I sat down to write this post because I wanted to remind myself of something.
Every day I am faced with a million annoyances, usually starting before I even open my eyes in the morning. The annoyances continue all day. I can’t catch a minute to myself, can’t accomplish anything I personally wanted to do, have way more messes to clean up than I ever thought possible, and live in a general state of being poised to listen for disaster at any moment. And during all this, I am not mindful of one important thing:
This is the life I wanted. This is the path I asked for.

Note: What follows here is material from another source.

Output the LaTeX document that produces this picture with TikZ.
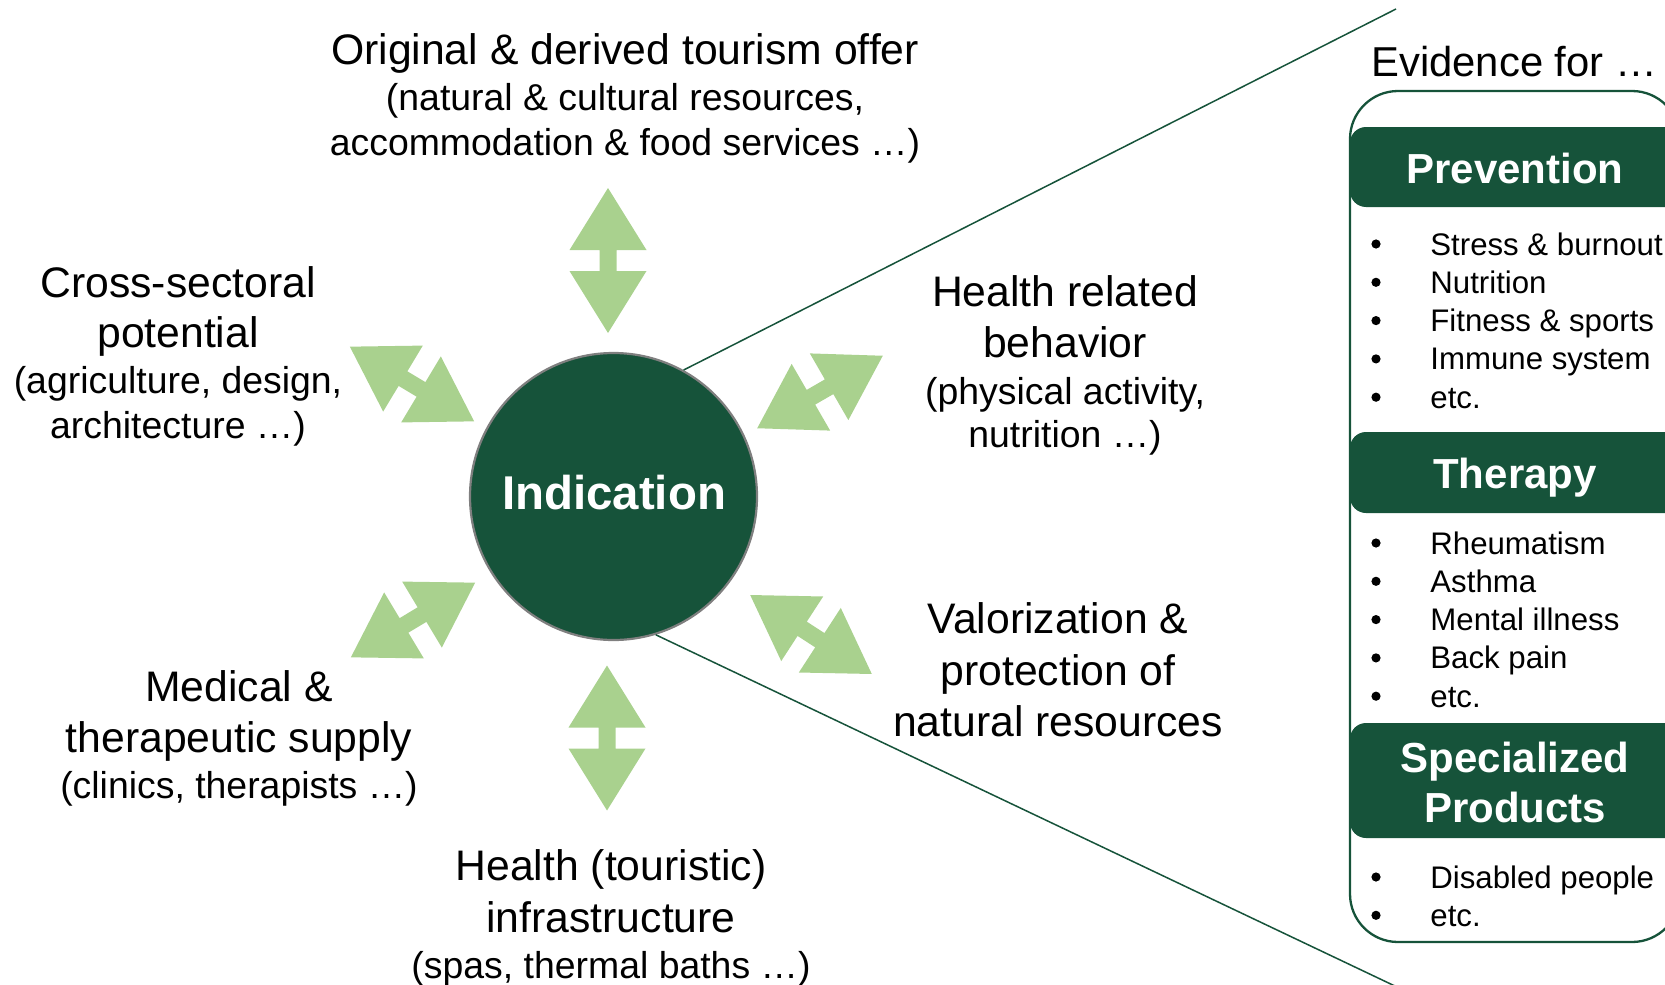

How many people can say that they are doing exactly what they dreamed of doing their whole life? Some want to be an astronaut, or a pro ball player. Some dream of being a doctor or missionary. Then for many people, life gets in the way. Things don’t go the way they planned. But for me, all I *ever* wanted for myself, was to have a husband who found me beautiful, who loved me and “got” me and could laugh with me. All I planned on being was a mother, or wanted for my calling was to have the privilege of raising some of the next generation, of training them to be soldiers for Christ, having the chance to equip them to be leaders of the nation, and enjoying them along the way.
I got my dream life.
I really need to remember that more often.